**PROBLEM REQUIREMENTS**
Print the data that follows exactly.

**EXCERPTED DATA**
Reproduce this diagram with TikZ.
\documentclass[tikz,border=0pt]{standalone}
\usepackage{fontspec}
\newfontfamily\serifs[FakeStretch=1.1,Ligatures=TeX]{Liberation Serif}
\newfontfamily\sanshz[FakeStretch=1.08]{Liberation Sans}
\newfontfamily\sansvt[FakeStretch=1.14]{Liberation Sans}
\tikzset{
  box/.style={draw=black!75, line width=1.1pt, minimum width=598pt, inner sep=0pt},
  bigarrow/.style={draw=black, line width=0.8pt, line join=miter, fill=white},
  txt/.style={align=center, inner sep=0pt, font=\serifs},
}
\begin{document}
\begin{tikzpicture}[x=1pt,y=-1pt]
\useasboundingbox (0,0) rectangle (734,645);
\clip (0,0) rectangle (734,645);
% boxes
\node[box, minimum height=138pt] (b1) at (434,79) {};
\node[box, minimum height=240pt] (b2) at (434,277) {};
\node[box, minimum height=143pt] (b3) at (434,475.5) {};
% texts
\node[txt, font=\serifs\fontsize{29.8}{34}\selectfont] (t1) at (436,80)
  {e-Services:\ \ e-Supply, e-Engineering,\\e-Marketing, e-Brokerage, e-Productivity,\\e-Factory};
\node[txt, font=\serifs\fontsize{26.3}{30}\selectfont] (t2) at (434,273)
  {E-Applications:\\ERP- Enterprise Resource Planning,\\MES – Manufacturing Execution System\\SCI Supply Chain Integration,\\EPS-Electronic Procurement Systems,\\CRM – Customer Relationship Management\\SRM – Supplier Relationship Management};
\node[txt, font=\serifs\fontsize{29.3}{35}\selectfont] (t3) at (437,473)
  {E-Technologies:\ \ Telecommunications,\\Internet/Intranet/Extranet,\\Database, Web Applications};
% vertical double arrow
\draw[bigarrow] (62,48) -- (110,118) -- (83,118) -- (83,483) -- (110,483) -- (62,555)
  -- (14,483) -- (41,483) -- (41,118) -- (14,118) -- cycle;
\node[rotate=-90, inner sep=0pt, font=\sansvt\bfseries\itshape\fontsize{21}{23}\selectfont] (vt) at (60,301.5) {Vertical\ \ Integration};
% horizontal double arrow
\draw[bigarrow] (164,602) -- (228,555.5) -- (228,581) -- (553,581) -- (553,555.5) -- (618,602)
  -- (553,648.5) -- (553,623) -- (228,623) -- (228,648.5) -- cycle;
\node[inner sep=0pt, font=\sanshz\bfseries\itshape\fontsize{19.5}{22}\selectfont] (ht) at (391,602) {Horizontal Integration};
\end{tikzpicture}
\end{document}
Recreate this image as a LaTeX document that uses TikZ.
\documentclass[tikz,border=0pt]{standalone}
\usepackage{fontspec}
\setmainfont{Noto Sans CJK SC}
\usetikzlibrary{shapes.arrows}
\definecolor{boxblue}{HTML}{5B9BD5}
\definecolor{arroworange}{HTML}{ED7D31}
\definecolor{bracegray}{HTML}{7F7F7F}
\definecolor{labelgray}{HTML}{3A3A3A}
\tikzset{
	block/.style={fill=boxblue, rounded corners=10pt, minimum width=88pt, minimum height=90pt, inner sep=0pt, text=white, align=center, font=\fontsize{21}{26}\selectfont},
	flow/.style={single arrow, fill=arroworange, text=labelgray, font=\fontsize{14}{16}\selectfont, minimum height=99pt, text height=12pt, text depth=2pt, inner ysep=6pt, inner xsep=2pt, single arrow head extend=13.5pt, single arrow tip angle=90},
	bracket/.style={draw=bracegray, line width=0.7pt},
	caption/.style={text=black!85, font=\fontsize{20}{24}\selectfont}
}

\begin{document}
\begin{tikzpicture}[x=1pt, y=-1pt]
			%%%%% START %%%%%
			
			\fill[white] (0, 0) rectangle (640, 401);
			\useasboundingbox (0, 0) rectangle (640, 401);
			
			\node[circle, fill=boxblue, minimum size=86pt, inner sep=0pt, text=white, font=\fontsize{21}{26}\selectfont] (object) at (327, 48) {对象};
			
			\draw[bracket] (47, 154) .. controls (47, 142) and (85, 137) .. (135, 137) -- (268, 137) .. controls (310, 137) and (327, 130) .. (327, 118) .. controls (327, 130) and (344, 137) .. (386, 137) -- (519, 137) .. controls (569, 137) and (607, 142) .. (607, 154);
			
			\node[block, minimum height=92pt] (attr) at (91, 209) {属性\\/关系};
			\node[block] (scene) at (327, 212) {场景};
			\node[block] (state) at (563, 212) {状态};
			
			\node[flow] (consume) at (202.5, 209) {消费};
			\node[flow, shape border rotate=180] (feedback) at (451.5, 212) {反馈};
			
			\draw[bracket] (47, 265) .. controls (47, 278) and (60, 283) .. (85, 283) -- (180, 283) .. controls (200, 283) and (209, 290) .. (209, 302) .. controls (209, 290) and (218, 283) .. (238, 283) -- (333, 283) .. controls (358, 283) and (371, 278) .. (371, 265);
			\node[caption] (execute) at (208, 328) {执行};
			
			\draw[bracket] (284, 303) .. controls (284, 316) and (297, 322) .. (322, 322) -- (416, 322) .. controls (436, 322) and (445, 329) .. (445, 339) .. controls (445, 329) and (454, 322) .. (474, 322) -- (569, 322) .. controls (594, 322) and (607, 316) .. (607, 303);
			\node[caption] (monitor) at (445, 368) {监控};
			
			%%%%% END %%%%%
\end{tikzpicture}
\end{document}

**EXERCISE SOLUTION**
Reproduce this diagram with TikZ.
\documentclass[tikz,border=0pt]{standalone}
\usepackage{fontspec}
\newfontfamily\serifs[FakeStretch=1.1,Ligatures=TeX]{Liberation Serif}
\newfontfamily\sanshz[FakeStretch=1.08]{Liberation Sans}
\newfontfamily\sansvt[FakeStretch=1.14]{Liberation Sans}
\tikzset{
  box/.style={draw=black!75, line width=1.1pt, minimum width=598pt, inner sep=0pt},
  bigarrow/.style={draw=black, line width=0.8pt, line join=miter, fill=white},
  txt/.style={align=center, inner sep=0pt, font=\serifs},
}
\begin{document}
\begin{tikzpicture}[x=1pt,y=-1pt]
\useasboundingbox (0,0) rectangle (734,645);
\clip (0,0) rectangle (734,645);
% boxes
\node[box, minimum height=138pt] (b1) at (434,79) {};
\node[box, minimum height=240pt] (b2) at (434,277) {};
\node[box, minimum height=143pt] (b3) at (434,475.5) {};
% texts
\node[txt, font=\serifs\fontsize{29.8}{34}\selectfont] (t1) at (436,80)
  {e-Services:\ \ e-Supply, e-Engineering,\\e-Marketing, e-Brokerage, e-Productivity,\\e-Factory};
\node[txt, font=\serifs\fontsize{26.3}{30}\selectfont] (t2) at (434,273)
  {E-Applications:\\ERP- Enterprise Resource Planning,\\MES – Manufacturing Execution System\\SCI Supply Chain Integration,\\EPS-Electronic Procurement Systems,\\CRM – Customer Relationship Management\\SRM – Supplier Relationship Management};
\node[txt, font=\serifs\fontsize{29.3}{35}\selectfont] (t3) at (437,473)
  {E-Technologies:\ \ Telecommunications,\\Internet/Intranet/Extranet,\\Database, Web Applications};
% vertical double arrow
\draw[bigarrow] (62,48) -- (110,118) -- (83,118) -- (83,483) -- (110,483) -- (62,555)
  -- (14,483) -- (41,483) -- (41,118) -- (14,118) -- cycle;
\node[rotate=-90, inner sep=0pt, font=\sansvt\bfseries\itshape\fontsize{21}{23}\selectfont] (vt) at (60,301.5) {Vertical\ \ Integration};
% horizontal double arrow
\draw[bigarrow] (164,602) -- (228,555.5) -- (228,581) -- (553,581) -- (553,555.5) -- (618,602)
  -- (553,648.5) -- (553,623) -- (228,623) -- (228,648.5) -- cycle;
\node[inner sep=0pt, font=\sanshz\bfseries\itshape\fontsize{19.5}{22}\selectfont] (ht) at (391,602) {Horizontal Integration};
\end{tikzpicture}
\end{document}
Recreate this image as a LaTeX document that uses TikZ.
\documentclass[tikz,border=0pt]{standalone}
\usepackage{fontspec}
\setmainfont{Noto Sans CJK SC}
\usetikzlibrary{shapes.arrows}
\definecolor{boxblue}{HTML}{5B9BD5}
\definecolor{arroworange}{HTML}{ED7D31}
\definecolor{bracegray}{HTML}{7F7F7F}
\definecolor{labelgray}{HTML}{3A3A3A}
\tikzset{
	block/.style={fill=boxblue, rounded corners=10pt, minimum width=88pt, minimum height=90pt, inner sep=0pt, text=white, align=center, font=\fontsize{21}{26}\selectfont},
	flow/.style={single arrow, fill=arroworange, text=labelgray, font=\fontsize{14}{16}\selectfont, minimum height=99pt, text height=12pt, text depth=2pt, inner ysep=6pt, inner xsep=2pt, single arrow head extend=13.5pt, single arrow tip angle=90},
	bracket/.style={draw=bracegray, line width=0.7pt},
	caption/.style={text=black!85, font=\fontsize{20}{24}\selectfont}
}

\begin{document}
\begin{tikzpicture}[x=1pt, y=-1pt]
			%%%%% START %%%%%
			
			\fill[white] (0, 0) rectangle (640, 401);
			\useasboundingbox (0, 0) rectangle (640, 401);
			
			\node[circle, fill=boxblue, minimum size=86pt, inner sep=0pt, text=white, font=\fontsize{21}{26}\selectfont] (object) at (327, 48) {对象};
			
			\draw[bracket] (47, 154) .. controls (47, 142) and (85, 137) .. (135, 137) -- (268, 137) .. controls (310, 137) and (327, 130) .. (327, 118) .. controls (327, 130) and (344, 137) .. (386, 137) -- (519, 137) .. controls (569, 137) and (607, 142) .. (607, 154);
			
			\node[block, minimum height=92pt] (attr) at (91, 209) {属性\\/关系};
			\node[block] (scene) at (327, 212) {场景};
			\node[block] (state) at (563, 212) {状态};
			
			\node[flow] (consume) at (202.5, 209) {消费};
			\node[flow, shape border rotate=180] (feedback) at (451.5, 212) {反馈};
			
			\draw[bracket] (47, 265) .. controls (47, 278) and (60, 283) .. (85, 283) -- (180, 283) .. controls (200, 283) and (209, 290) .. (209, 302) .. controls (209, 290) and (218, 283) .. (238, 283) -- (333, 283) .. controls (358, 283) and (371, 278) .. (371, 265);
			\node[caption] (execute) at (208, 328) {执行};
			
			\draw[bracket] (284, 303) .. controls (284, 316) and (297, 322) .. (322, 322) -- (416, 322) .. controls (436, 322) and (445, 329) .. (445, 339) .. controls (445, 329) and (454, 322) .. (474, 322) -- (569, 322) .. controls (594, 322) and (607, 316) .. (607, 303);
			\node[caption] (monitor) at (445, 368) {监控};
			
			%%%%% END %%%%%
\end{tikzpicture}
\end{document}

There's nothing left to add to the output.